By Dan Rivoli
Nannies and other domestic employees in New York have been working in the shadows of the city’s economy. They cook, clean and watch children so parents can pursue careers—all without a guarantee of needed time off or other job benefits that many employees take for granted.
Last week, all 32 Democratic State Senators and one Republican voted for legislation that guarantees the 200,000 domestic workers in the metropolitan area paid holidays, sick days, vacation, a day off each week and overtime pay. Employers would be required to give their nanny at least two weeks notice if they want to fire them. Domestic workers would be allowed to sue if the new regulations are violated, and their bosses could face criminal charges.

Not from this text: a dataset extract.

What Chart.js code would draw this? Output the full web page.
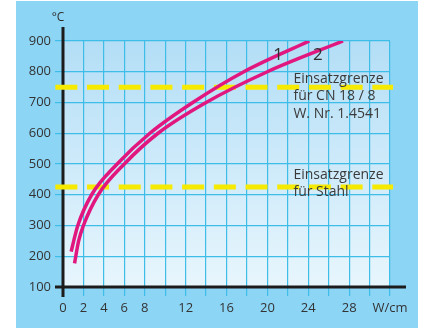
<!DOCTYPE html>
<html>
<head>
<meta charset="utf-8">
<script src="https://cdn.jsdelivr.net/npm/chart.js@4.4.1/dist/chart.umd.min.js"></script>
<style>
  html, body { margin: 0; padding: 0; background: #fff; overflow: hidden; }
  canvas { display: block; }
</style>
</head>
<body>
<canvas id="heat-chart" width="422" height="329"></canvas>
<script>
// surface load (W/cm) against temperature (°C)
const curve1Load = [0.8, 1.05, 1.45, 2.8, 5.3, 8.5, 12.7, 17.7, 24.1]
const curve1Temp = [215, 250, 300, 400, 500, 600, 700, 800, 900]
const curve2Load = [1.13, 1.53, 2.0, 3.45, 6.0, 9.3, 14.0, 20.0, 27.4]
const curve2Temp = [177, 250, 300, 400, 500, 600, 700, 800, 900]

// limits of use (dashed yellow lines)
const limitTemps = [750, 425]
const limitSpan = [-0.75, 32.3]

const xTickValues = [0, 2, 4, 6, 8, 12, 16, 20, 24, 28, 32]
const xTickLabels = ['0', '2', '4', '6', '8', '12', '16', '20', '24', '28', 'W/cm']
const curveNames = ['1', '2']
const limitNotes = [
  ['Einsatzgrenze', 'für CN 18 / 8', 'W. Nr. 1.4541'],
  ['Einsatzgrenze', 'für Stahl']
]
const yUnit = '°C'

const pink = '#e2167f'
const yellow = '#f6ea00'
const gridBlue = '#3dbde7'
const font = '"Open Sans", sans-serif'

const toPoints = (xs, ys) => xs.map((x, i) => ({ x, y: ys[i] }))

const curveStyle = {
  borderColor: pink,
  borderWidth: 3.5,
  borderCapStyle: 'butt',
  cubicInterpolationMode: 'monotone',
  pointRadius: 0,
  fill: false
}

const datasets = [
  { ...curveStyle, label: curveNames[0], data: toPoints(curve1Load, curve1Temp) },
  { ...curveStyle, label: curveNames[1], data: toPoints(curve2Load, curve2Temp) },
  ...limitTemps.map(t => ({
    label: 'limit ' + t,
    data: limitSpan.map(x => ({ x, y: t })),
    borderColor: yellow,
    borderWidth: 5,
    borderDash: [22, 9.7],
    borderCapStyle: 'butt',
    pointRadius: 0,
    clip: false,
    tension: 0
  }))
]

const panelBackground = {
  id: 'panelBackground',
  beforeDraw(chart) {
    const { ctx, chartArea: a } = chart
    ctx.save()
    ctx.fillStyle = '#fff'
    ctx.fillRect(0, 0, chart.width, chart.height)
    ctx.fillStyle = '#8dd5f5'
    ctx.fillRect(16, 1, 402, 327)
    const g = ctx.createLinearGradient(0, a.top, 0, a.bottom)
    g.addColorStop(0, '#b3def6')
    g.addColorStop(1, '#e8f6fd')
    ctx.fillStyle = g
    ctx.fillRect(a.left, a.top, a.right - a.left, a.bottom - a.top)
    ctx.restore()
  }
}

const axisLines = {
  id: 'axisLines',
  beforeDatasetsDraw(chart) {
    const { ctx, chartArea: a } = chart
    ctx.save()
    ctx.strokeStyle = '#1c1c1c'
    ctx.lineWidth = 3
    ctx.beginPath()
    ctx.moveTo(a.left, a.top - 14)
    ctx.lineTo(a.left, a.bottom + 10)
    ctx.moveTo(a.left - 8, a.bottom)
    ctx.lineTo(a.right + 16, a.bottom)
    ctx.stroke()
    ctx.restore()
  }
}

const chartTexts = {
  id: 'chartTexts',
  afterDatasetsDraw(chart) {
    const { ctx, chartArea: a } = chart
    const x = chart.scales.x
    const y = chart.scales.y
    ctx.save()
    ctx.fillStyle = '#2e2e2e'
    ctx.textBaseline = 'middle'
    ctx.textAlign = 'center'
    ctx.font = '12px ' + font
    ctx.fillText(yUnit, a.left - 5, a.top - 23)

    ctx.textBaseline = 'alphabetic'
    ctx.font = '17px ' + font
    ctx.fillText(curveNames[0], x.getPixelForValue(21.05), y.getPixelForValue(839))
    ctx.fillText(curveNames[1], x.getPixelForValue(24.95), y.getPixelForValue(839))

    ctx.fillStyle = '#3a3a3a'
    ctx.textAlign = 'left'
    ctx.font = '14px ' + font
    const noteTops = [764, 452]
    limitNotes.forEach((lines, n) => {
      const left = x.getPixelForValue(22.55)
      const top = y.getPixelForValue(noteTops[n])
      lines.forEach((line, i) => ctx.fillText(line, left, top + i * 17.5))
    })
    ctx.restore()
  }
}

const ctx = document.getElementById('heat-chart').getContext('2d')

const myChart = new Chart(ctx, {
  type: 'line',
  data: { datasets },
  options: {
    responsive: false,
    animation: false,
    devicePixelRatio: 1,
    layout: { padding: { left: 0, top: 41, right: 32, bottom: 0 } },
    plugins: {
      legend: { display: false },
      tooltip: { enabled: false }
    },
    scales: {
      x: {
        type: 'linear',
        min: 0,
        max: 32,
        afterBuildTicks: scale => {
          const ticks = []
          for (let v = 0; v <= 32; v += 2) ticks.push({ value: v })
          scale.ticks = ticks
        },
        afterFit: scale => { scale.height = 42 },
        border: { display: false },
        grid: { color: gridBlue, lineWidth: 1.2, tickLength: 9 },
        ticks: {
          autoSkip: false,
          maxRotation: 0,
          padding: 4,
          color: '#333',
          font: { family: font, size: 13 }
        ,
          callback: v => {
            const i = xTickValues.indexOf(v)
            return i >= 0 ? xTickLabels[i] : ''
          }
        }
      },
      y: {
        type: 'linear',
        min: 100,
        max: 900,
        afterFit: scale => { scale.width = 63 },
        border: { display: false },
        grid: { color: gridBlue, lineWidth: 1.2, tickLength: 8 },
        ticks: {
          stepSize: 100,
          padding: 4,
          color: '#333',
          font: { family: font, size: 13 }
        }
      }
    }
  },
  plugins: [panelBackground, axisLines, chartTexts]
})
</script>
</body>
</html>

“This law is, in a sense, a message that domestic workers are real workers, that homes are workplaces and that these workers deserve to have rights and deserve to be protected like other workers,” said Priscilla Gonzalez, director of Domestic Workers United, a group that lobbied for the legislation.“What we hope comes out is a law that guarantees basic labor rights that they otherwise wouldn’t able to negotiate for themselves.”
The Assembly passed a bare-bones version of the bill last year that provides overtime pay and a day off per week. Now that the State Senate pushed through a more robust legislation, the two chambers will reconcile the different pieces of legislation for the governor to sign.
Gov. David Paterson has expressed support for such a bill, but his spokesperson said he is uncommitted to signing the legislation at this point.